Flex Retirement: The Newest Headache for Managers

Experienced employees want to work part-time. How do firms manage team schedules—and avoid the ‘coordination tax?’

Remember when “retirement” meant leaving the workforce? These days, the options include partial retirement, semiretirement, and now flex retirement. As you may have already noted, none of these arrangements actually involves leaving the workforce.

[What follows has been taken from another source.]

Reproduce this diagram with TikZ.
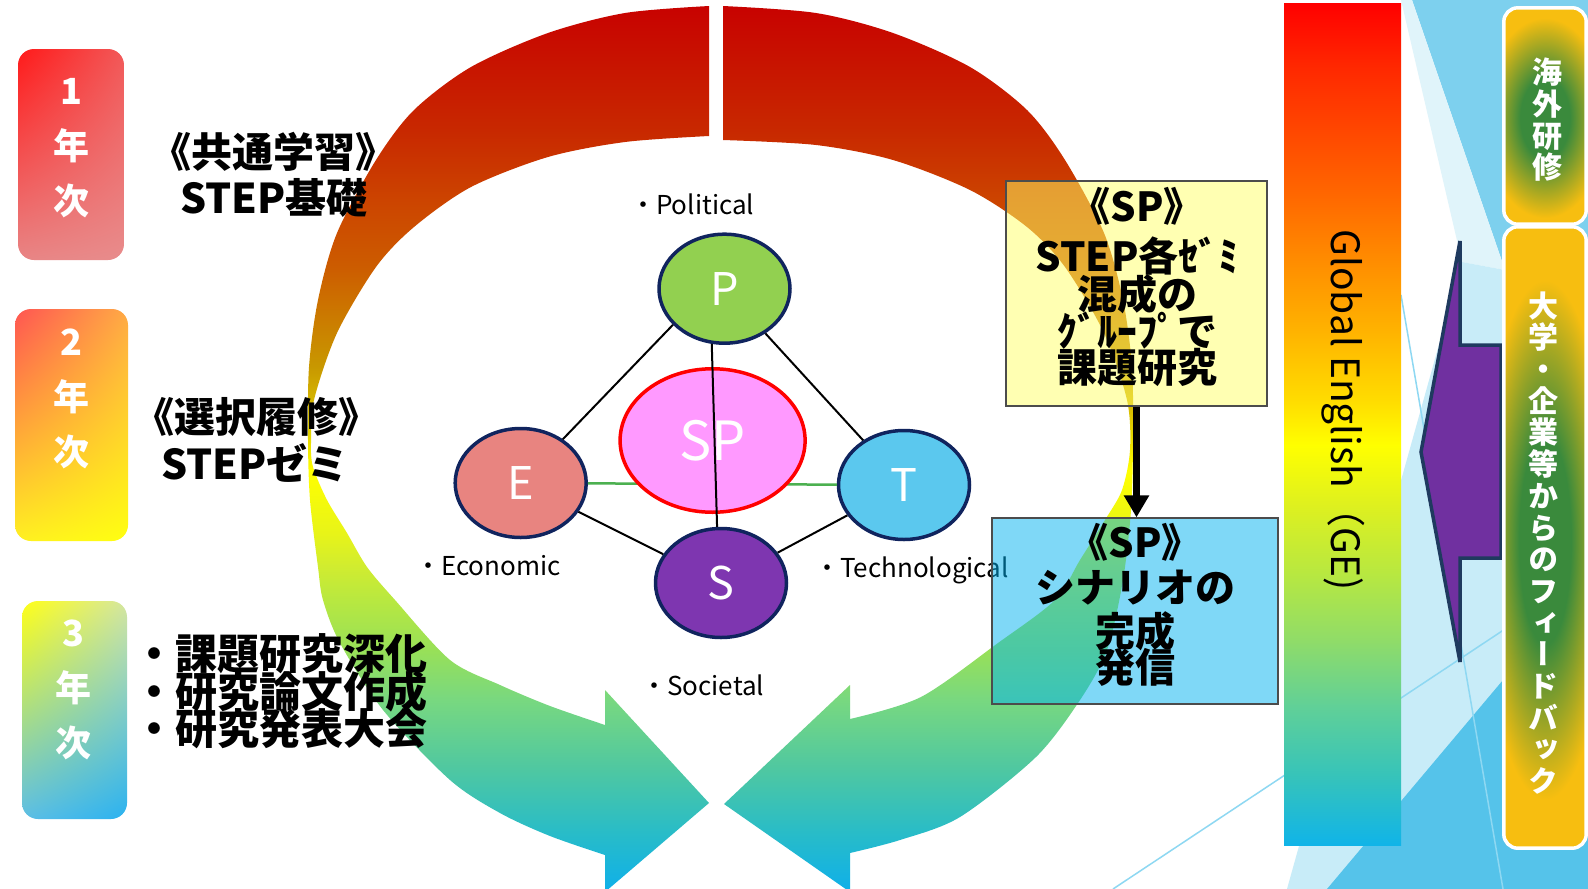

In “flex retirement,” the latest workplace euphemism, someone works on a flexible schedule, whether it’s a standard 9-to-5 with extra vacation months, a shorter workweek, or a discrete project. As with most workplace trends, there’s a downside for the employer—unless they can successfully tap the experience of seasoned pros. “The complexity of managing schedules means there’s a real con here,” says organizational-strategy consultant Maria Amato, senior client partner at Korn Ferry. “But organizations are going to need to figure this out.”

In a Microsoft survey in May, half of the 31,000 respondents reported they’d had the experience of going into the office—only to discover that the person they’d planned to meet with wasn’t there. In corporate circles, scheduling can be burdened by the so-called “coordination tax”: Even when team members overlap, as planned, someone has to shoulder the administrative task of messaging everyone and finding mutually convenient days and times. This is why the specter of many retirement-age employees not working at all on some days gives leaders pause.

To be sure, there’s benefit to keeping veteran staffers on board longer. They are knowledgeable and likely effective, says HR expert Ron Porter, senior client partner at Korn Ferry; certainly, extending their employment is more efficient than diving into today’s very tight labor market. “People today are far more productive into their later years than they’ve been in the past,” he says. But it can come at cost. “It’s a hassle if they’re not available or the quality of work falls off.” This conundrum is relevant across every demographic: Korn Ferry’s latest Global Workforce Survey found that flexibility with hours is the second-most important job factor to employees.

The key to making flex retirement work, experts agree, is prioritizing the needs of the firm, not those of the employee. The idea is to avoid disruption—scenarios in which teams wait days to hear back from a part-time worker, or managers have to send dozens of messages to set up a meeting. “Bespoke arrangements are only fine if they actually fit the needs of the organization,” says Dennis Deans, vice president of global human resources at Korn Ferry.

A litmus test of a flex-retirement arrangement, says Shanda Mints, vice president for RPO analytics and implementation at Korn Ferry, is whether the business needs to accommodate it. For example, a company with a knowledge gap might have a compelling reason to approve a flexible working arrangement; ditto a firm at risk of institutional knowledge walking out the door. But in the absence of a meaningful reason, firms might be best served by finding a different solution that does not disrupt the workflow.

Experts say that the success of flex-retirement arrangements lies in the planning, beginning with a thorough assessment of potential flex retirees. This can include an interview, as well as a formal assessment process. The idea is to avoid the false assumption that an employee who’s been successful in a full-time role can also excel in a part-time one, says Porter. It’s critical for firms to define the new job—and not to simply shoehorn the employee’s full-time role into fewer hours. “It’s better to help them balance it now, rather than seeing them quit or burn out later,” says Porter.